Unveiled at Cersaie 2011, Aparici’s Hexagonal “Blade” collection features several sizes, including this hexagonal format. It’s available in Bronze (shown), Nacar and Graphite.

Export information provided by Trade Commission of Spain/Tile of Spain.

During the first half of 2011, exports of the Spanish tile industry grew by 10.1% compared to the same time period in 2010. The value of exports during the first half amounted to 954.8 million Euros (approximately $1.314 billion), and were distributed to 173 countries. Although now growing again, the scope of the international market has shown a slight slowdown overall since January 2010.

Geographically speaking, the European Union (EU) sector continues to remain the Spanish tile industry’s main destination, accounting for 41.9% of exports, although the EU’s growth rates have remained low (1.8% in the first half of 2011).

“So far in 2011, Spain is showing positive growth,” said Rocamador Rubio, Tile of Spain director for the Trade Commission of Spain. “From January to July, U.S. imports from Spain have grown 10%. Our expectation for the second half is to continue this positive path of growth, leaving behind a few years of rather negative results.”
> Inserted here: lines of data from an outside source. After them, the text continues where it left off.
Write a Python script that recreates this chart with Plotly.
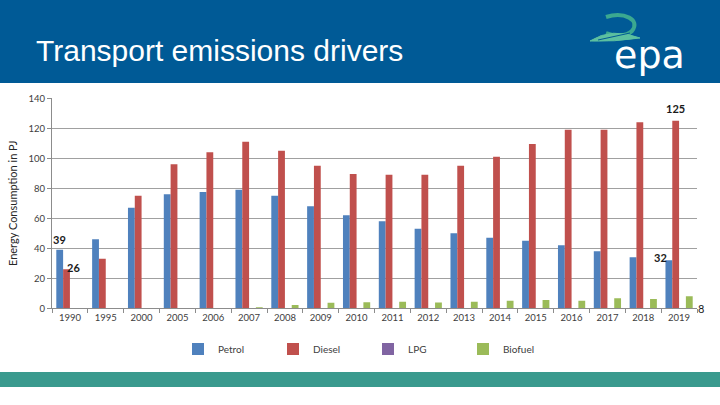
import plotly.graph_objects as go

years = ["1990", "1995", "2000", "2005", "2006", "2007", "2008", "2009", "2010",
         "2011", "2012", "2013", "2014", "2015", "2016", "2017", "2018", "2019"]
petrol = [39, 46, 67, 76, 77.5, 79, 75, 68, 62, 58, 53, 50, 47, 45, 42, 38, 34, 32]
diesel = [26, 33, 75, 96, 104, 111, 105, 95, 89.5, 89, 89, 95, 101, 109.5, 119, 119, 124, 125]
lpg = [0, 0, 0, 0, 0, 0, 0, 0, 0, 0, 0, 0, 0, 0, 0, 0, 0, 0]
biofuel = [0, 0, 0, 0, 0, 0.5, 2.2, 3.7, 4, 4.4, 3.8, 4.4, 5, 5.5, 5, 6.7, 6.2, 8]

series_names = ["Petrol", "Diesel", "LPG", "Biofuel"]
series_vals = [petrol, diesel, lpg, biofuel]
colors = ["#4F81BD", "#C0504D", "#8064A2", "#9BBB59"]

W, H = 720, 405


def px(x, y):
    return x / W, 1 - y / H


fig = go.Figure()
for name, vals, c in zip(series_names, series_vals, colors):
    fig.add_trace(go.Bar(x=years, y=vals, name=name, marker=dict(color=c, line=dict(width=0))))

tick_font = dict(family="Lato, sans-serif", size=9.5, color="#404040")
axis_grey = "#8C8C8C"

fig.update_layout(
    width=W, height=H,
    margin=dict(l=0, r=0, t=0, b=0, autoexpand=False),
    paper_bgcolor="white", plot_bgcolor="white",
    barmode="group", bargap=0.24, bargroupgap=0,
    showlegend=True,
    legend=dict(orientation="h", x=178 / W, y=1 - 349 / H, xanchor="left", yanchor="middle",
                font=dict(family="Lato, sans-serif", size=10, color="#404040"),
                itemwidth=30, entrywidth=50, entrywidthmode="pixels",
                bgcolor="rgba(0,0,0,0)", traceorder="normal"),
    xaxis=dict(domain=[52 / W, 697 / W], type="category", range=[-0.5, len(years) - 0.5],
               showline=True, linecolor=axis_grey, automargin=False,
               ticks="outside", tickson="boundaries", ticklen=4, tickcolor=axis_grey,
               tickfont=tick_font, tickangle=0, showgrid=False, fixedrange=True),
    yaxis=dict(domain=[1 - 308.3 / H, 1 - 98.3 / H], range=[0, 140], dtick=20, automargin=False,
               showgrid=True, gridcolor="#A0A0A0", gridwidth=1, zeroline=False,
               showline=True, linecolor=axis_grey, ticks="outside", ticklen=4, tickcolor=axis_grey,
               tickfont=tick_font, fixedrange=True,
               title=dict(text="Energy Consumption in PJ", standoff=8,
                          font=dict(family="Lato, sans-serif", size=11, color="#262626"))),
)

# data labels attached to bars via data coordinates (category index on x)
labels = [
    (0, petrol[0], -10, 10),
    (0, diesel[0], 4, 2),
    (len(years) - 1, petrol[-1], -19, 3),
    (len(years) - 1, diesel[-1], -4, 12),
]
for xi, yv, dx, dy in labels:
    fig.add_annotation(x=xi, y=yv, xref="x", yref="y", text="<b>%g</b>" % yv, showarrow=False,
                       xshift=dx, yshift=dy,
                       font=dict(family="Lato, sans-serif", size=11, color="#1a1a1a"))

# slide decoration: header band, footer band
fig.add_shape(type="rect", xref="paper", yref="paper", x0=0, x1=1, y0=1 - 83 / H, y1=1,
              fillcolor="#005A96", line=dict(width=0), layer="below")
fig.add_shape(type="rect", xref="paper", yref="paper", x0=0, x1=1, y0=1 - 387 / H, y1=1 - 372 / H,
              fillcolor="#3A9A8E", line=dict(width=0), layer="below")

fig.add_annotation(xref="paper", yref="paper", x=34 / W, y=1 - 50 / H, xanchor="left", yanchor="middle",
                   text="Transport emissions drivers", showarrow=False,
                   font=dict(family="Liberation Sans, Arial, sans-serif", size=30, color="white"))

# EPA logo
fig.add_annotation(xref="paper", yref="paper", x=649 / W, y=1 - 55 / H, xanchor="center", yanchor="middle",
                   text="epa", showarrow=False,
                   font=dict(family="DejaVu Sans, sans-serif", size=38, color="white"))


def path(points, close=False):
    s = ""
    for cmd, pts in points:
        s += cmd + " " + " ".join("%.5f,%.5f" % px(a, b) for a, b in pts) + " "
    if close:
        s += "Z"
    return s


swirl = path([("M", [(606, 17)]), ("C", [(624, 11), (641, 20), (632, 31)]),
              ("C", [(626, 37), (614, 36), (606, 33)])])
fig.add_shape(type="path", xref="paper", yref="paper", path=swirl,
              line=dict(color="#3BA890", width=4), fillcolor="rgba(0,0,0,0)")
leaf = path([("M", [(590, 41)]), ("Q", [(612, 27), (640, 38)]), ("Q", [(614, 42), (590, 41)])], close=True)
fig.add_shape(type="path", xref="paper", yref="paper", path=leaf,
              line=dict(color="#5CC0A0", width=1), fillcolor="#5CC0A0")
fig.add_shape(type="line", xref="paper", yref="paper",
              x0=px(598, 40)[0], y0=px(598, 40)[1], x1=px(630, 33)[0], y1=px(630, 33)[1],
              line=dict(color="#005A96", width=1))

fig.add_annotation(xref="paper", yref="paper", x=701 / W, y=1 - 308 / H, xanchor="center", yanchor="middle",
                   text="8", showarrow=False,
                   font=dict(family="Lato, sans-serif", size=11, color="#1a1a1a"))

fig.write_html("out.html", config={"displayModeBar": False},
               post_script="document.body.style.margin='0';document.body.style.overflow='hidden';")
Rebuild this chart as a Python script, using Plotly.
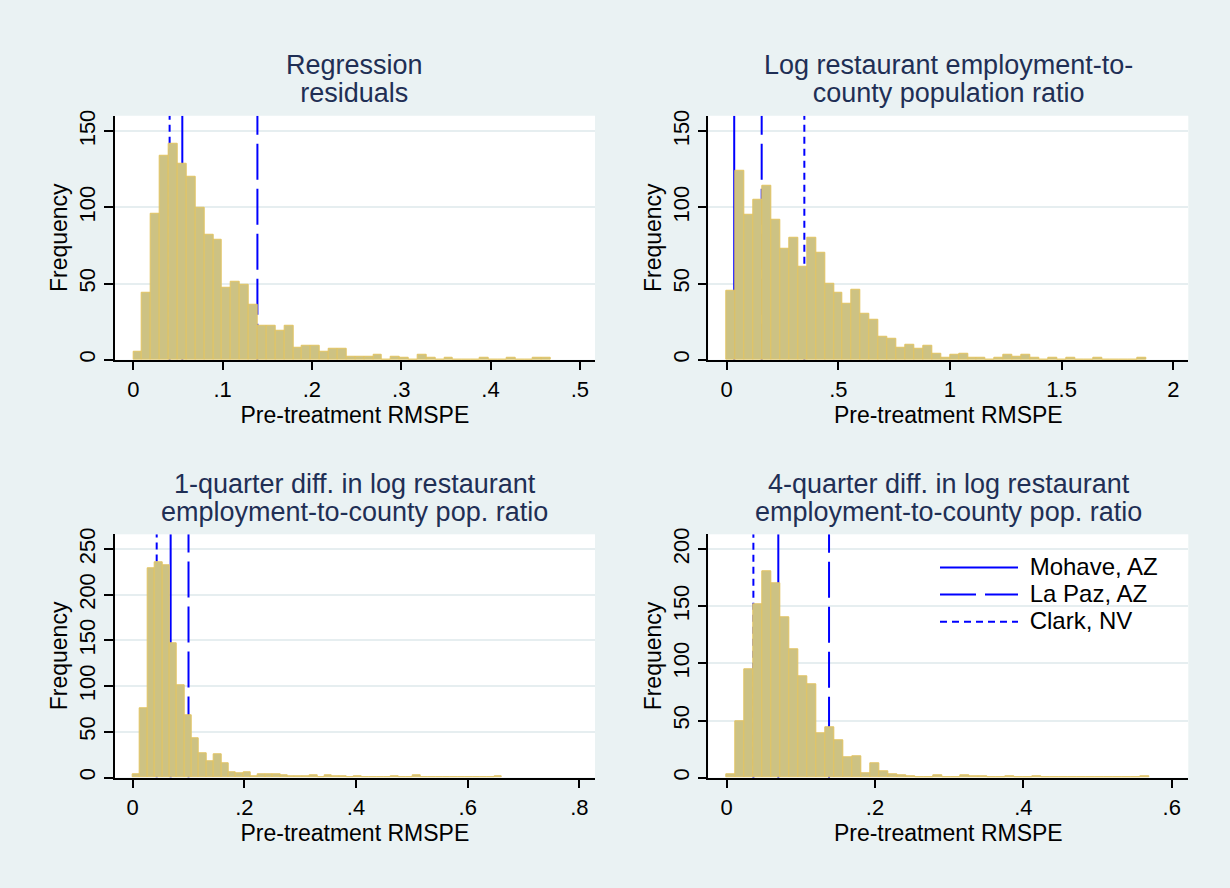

The Middle East has shown 31.1% growth in imports during the first half of this year. As the second highest destination of Spanish tile exports, it accounts for 20.3% of sales. Sales to the Eastern European region, where Russia holds particular importance, have increased 21% and now account for 11.8% of Spain’s total exports.

Similarly, France (with a growth rate near 9.6% during the January-to-July 2011 time period) remains the largest market for Spanish exports. It is followed by Russia (+30.3%) and Saudi Arabia (+30.2%), then the U.K., Germany, Israel, Italy and the U.S.

The Spanish tile industry exported 68.5% of its products to 178 countries, reaching 2.55 million Euros (approximately $3.45million) in sales in 2010, “branding the tile industry as the second-largest trade sector with 2010 exports accounting for nearly 1% of all Spanish exports,” added Rubio.

Rubio further surmised, “If numbers continue as they have in the first half, not only for Spain, but in general for U.S. imports, then we think the bad times could be left behind. That is our expectation and hope for the U.S. ceramic tile market.”